The authors gave the robot a Surrogate Value Function.
- The Analogy: Imagine you are playing a game of pool. You don't wait until the ball goes in the pocket to know if your shot was good. You have a "gut feeling" (a value function) that tells you, "If I hit the ball here, I'm 90% likely to sink it."
- The robot uses this "gut feeling" to guide its planning. It doesn't need to wait for the final result to know if a move is promising. It can simulate 1,000 different futures in its "dream" (latent space) in a split second and pick the one that feels most likely to succeed.
4. The Planner: The "Rehearsal" (MPC)
Once the robot has its "gut feeling" and its "imagination," it uses a technique called Model Predictive Control (MPC).
- The Analogy: Think of a jazz musician improvising. They don't just play one note and hope for the best. They think ahead: "If I play this note, the next chord will be X. If I play that, it will be Y." They constantly rehearse the next few seconds of music in their head.
- The robot does the same. It looks at the current scene (via its camera), simulates the next 4 steps in its head, picks the best sequence of moves, executes the first step, and then immediately re-evaluates. It's a continuous loop of "Imagine -> Plan -> Act -> Re-imagine."

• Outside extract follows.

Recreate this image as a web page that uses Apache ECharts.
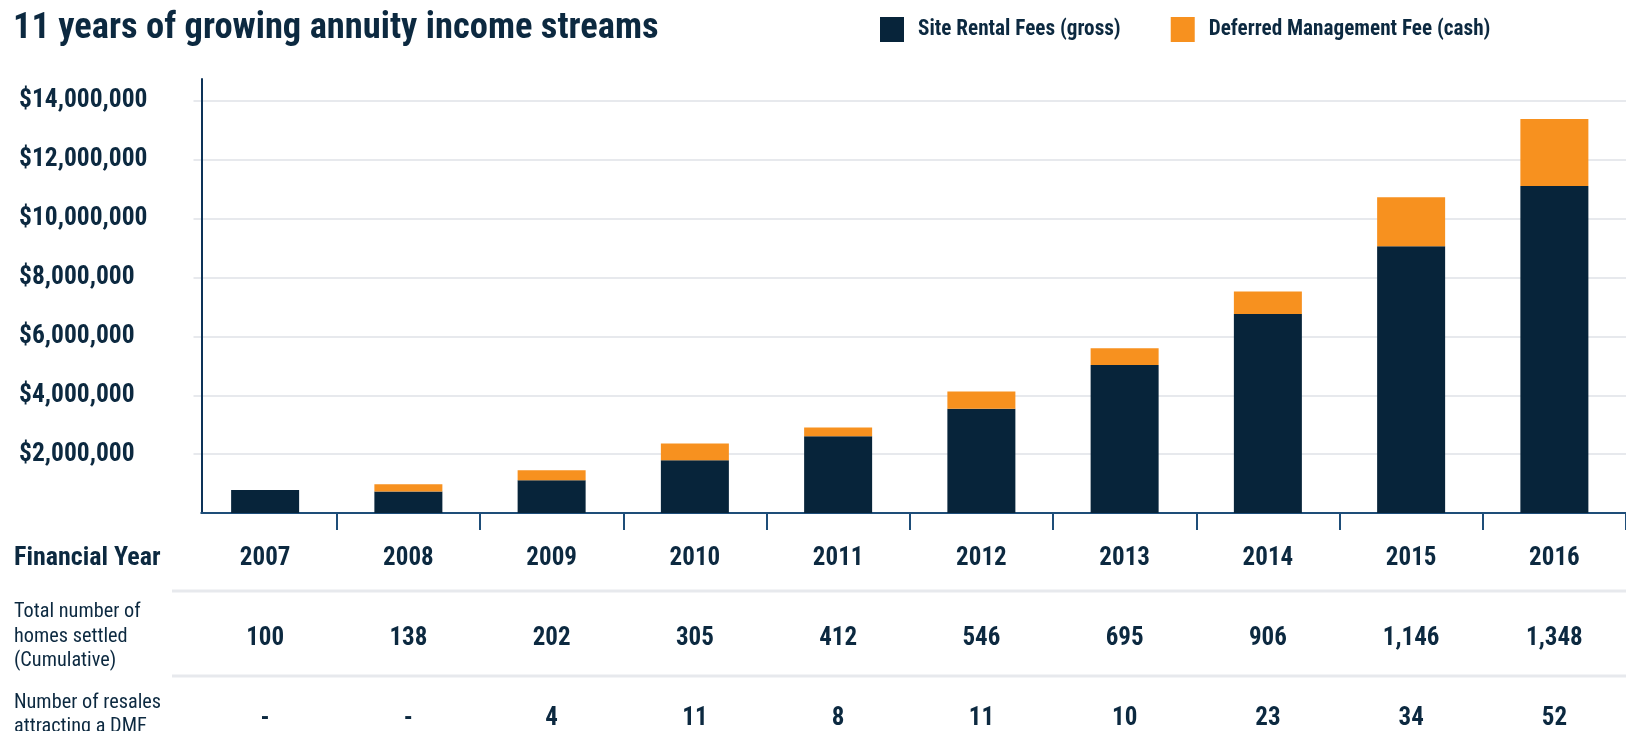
<!DOCTYPE html>
<html>
<head>
<meta charset="utf-8">
<script src="https://cdn.jsdelivr.net/npm/echarts@6/dist/echarts.min.js"></script>
<style>
html,body{margin:0;padding:0;background:#fff;}
#chart{width:1626px;height:731px;}
</style>
</head>
<body>
<div id="chart"></div>
<script>
// ---- data ----
const years = ['2007','2008','2009','2010','2011','2012','2013','2014','2015','2016'];
const siteRentalFees = [780000, 730000, 1110000, 1790000, 2610000, 3540000, 5030000, 6760000, 9070000, 11110000];
const deferredMgmtFee = [0, 250000, 340000, 570000, 300000, 590000, 570000, 770000, 1660000, 2280000];
const homesSettled = ['100','138','202','305','412','546','695','906','1,146','1,348'];
const resalesDMF = ['-','-','4','11','8','11','10','23','34','52'];
const seriesNames = ['Site Rental Fees (gross)', 'Deferred Management Fee (cash)'];
const rowLabels = ['Financial Year', 'Total number of\nhomes settled\n(Cumulative)', 'Number of resales\nattracting a DMF'];
const titleText = '11 years of growing annuity income streams';

const FONT = "'Roboto Condensed', Roboto, sans-serif";
const NAVY = '#07243a';
const TEXT = '#0c2940';
const ORANGE = '#f7911f';
const GRID = '#e7e9ed';

const chart = echarts.init(document.getElementById('chart'), null, {renderer: 'canvas'});

const option = {
  backgroundColor: '#ffffff',
  animation: false,
  title: {
    text: titleText,
    left: 13, top: 10.5, padding: 0,
    textStyle: {fontFamily: FONT, fontWeight: 'bold', fontSize: 36.5, color: TEXT}
  },
  legend: {
    left: 875, top: 12,
    icon: 'rect',
    itemWidth: 24, itemHeight: 25,
    itemGap: 50,
    data: seriesNames,
    textStyle: {fontFamily: FONT, fontWeight: 'bold', fontSize: 21.2, color: TEXT, padding: [3,0,0,9]}
  },
  grid: {left: 193.5, right: -32.5, top: 79, bottom: 218, containLabel: false},
  xAxis: [
    {
      type: 'category', data: years, position: 'bottom',
      axisLine: {show: true, lineStyle: {color: '#1e4d78', width: 2}},
      axisTick: {show: true, length: 17, lineStyle: {color: '#1e4d78', width: 2},
                 interval: function (i) { return i !== 0; }},
      axisLabel: {margin: 33, fontFamily: FONT, fontWeight: 'bold', fontSize: 25, color: TEXT},
      splitLine: {show: false}
    },
    {
      type: 'category', data: homesSettled, position: 'bottom',
      axisLine: {show: false}, axisTick: {show: false},
      axisLabel: {margin: 113, fontFamily: FONT, fontWeight: 'bold', fontSize: 25, color: TEXT}
    },
    {
      type: 'category', data: resalesDMF, position: 'bottom',
      axisLine: {show: false}, axisTick: {show: false},
      axisLabel: {margin: 193, fontFamily: FONT, fontWeight: 'bold', fontSize: 25, color: TEXT}
    }
  ],
  yAxis: {
    type: 'value', min: 0, max: 14750000, interval: 2000000,
    offset: -8.5,
    axisLine: {show: true, lineStyle: {color: '#0d3358', width: 2}},
    axisTick: {show: false},
    splitLine: {show: true, showMaxLine: false, lineStyle: {color: GRID, width: 2}},
    axisLabel: {
      showMaxLabel: false,
      margin: 183, align: 'left', padding: [4, 0, 0, 0],
      fontFamily: FONT, fontWeight: 'bold', fontSize: 25.5, color: TEXT,
      formatter: function (v) { return v === 0 ? '' : '$' + v.toLocaleString('en-US'); }
    }
  },
  series: [
    {name: seriesNames[0], type: 'bar', stack: 'total', data: siteRentalFees, barWidth: 68,
     itemStyle: {color: NAVY}, xAxisIndex: 0},
    {name: seriesNames[1], type: 'bar', stack: 'total', data: deferredMgmtFee, barWidth: 68,
     itemStyle: {color: ORANGE}, xAxisIndex: 0}
  ],
  graphic: [
    {type: 'rect', shape: {x: 184, y: 509, width: 16.5, height: 8}, style: {fill: '#fff'}, z: 100},
    {type: 'rect', shape: {x: 172, y: 589.5, width: 1460, height: 3}, style: {fill: GRID}},
    {type: 'rect', shape: {x: 172, y: 674.5, width: 1460, height: 3}, style: {fill: GRID}},
    {type: 'text', x: 14, y: 558, style: {text: rowLabels[0], font: "bold 26px " + FONT, fill: TEXT, verticalAlign: 'middle'}},
    {type: 'text', x: 14, y: 636.5, style: {text: rowLabels[1], font: "20.3px " + FONT, fill: TEXT, lineHeight: 24.5, verticalAlign: 'middle'}},
    {type: 'text', x: 14, y: 715, style: {text: rowLabels[2], font: "20.3px " + FONT, fill: TEXT, lineHeight: 24.5, verticalAlign: 'middle'}}
  ]
};
chart.setOption(option);
</script>
</body>
</html>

5. The Results: Agile and Robust
They tested this on a real Unitree G1 humanoid robot. The results were impressive:
- The Wall Push: If someone pushes the robot, it instinctively leans its hands against the wall to steady itself, just like a human would.
- The Ball Block: If a ball is thrown at it, it doesn't just dodge; it actively blocks the ball with its hand to protect itself.
- The Low Arch: It learns to squat down to walk under a low arch without hitting its head.
Why is this a big deal?
- No Teachers Needed: They didn't need humans to record perfect videos of how to do these tasks. The robot learned from "random noise."
- One Brain, Many Skills: The same robot model learned to balance, block, and duck. It didn't need a separate brain for each task.
- Real-Time: It works fast enough to react to sudden changes in the real world.
Summary
In short, this paper teaches robots to be less like rigid machines and more like intuitive humans. Instead of following a strict rulebook, they learn to dream about what might happen, use their instincts (value function) to guess the best move, and rehearse the future constantly to stay balanced and safe in a messy, unpredictable world.